But the seed for the choir was planted in bitter soil.

McGlory’s oldest son, Bill, died on Thanksgiving, 1974, from a heroin overdose. He had been home just over 30 days after a three-year stint in the Army, including a tour of duty in Vietnam. McGlory said her son went into the Army a nonsmoker and came out addicted to heroin.

“I buried him at 21, and it’s not a good feeling,” McGlory said. “That’s been the hardest pill I’ve had to swallow in this life so far.”

But out of her son’s death, McGlory said, she found a mission.

“I’ve dedicated my life to helping young people not go to an early grave and to helping them find a better life,” she said. “I want to help another parent not have to feel the hurt I was feeling.”

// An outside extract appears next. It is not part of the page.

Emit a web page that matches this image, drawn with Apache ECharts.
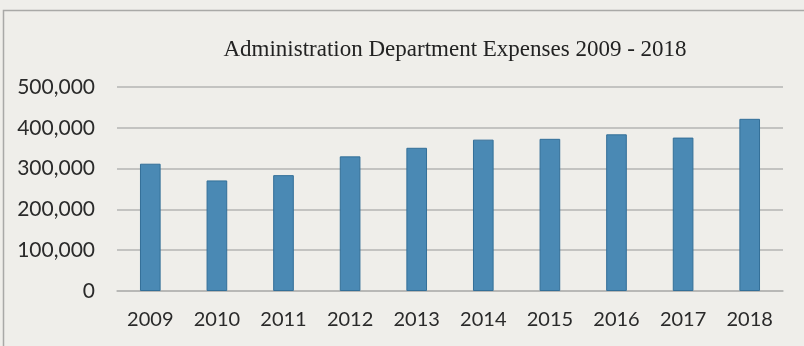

During the next few years, McGlory met with the young people in her community on a one-on-one basis, telling her story and warning them of the dangers of the fast life. But repeated visits to Rucker’s Mortuary for the funerals of young people showed McGlory that her message wasn’t reaching enough of them.

So she prayed for guidance. The answer, she said, came in a dream.

“I was asleep one night and I dreamed about this beautiful choir,” McGlory said. “I sat straight up in bed and said, ‘That’s the answer. . . . Young people like music, and gospel music has a message.”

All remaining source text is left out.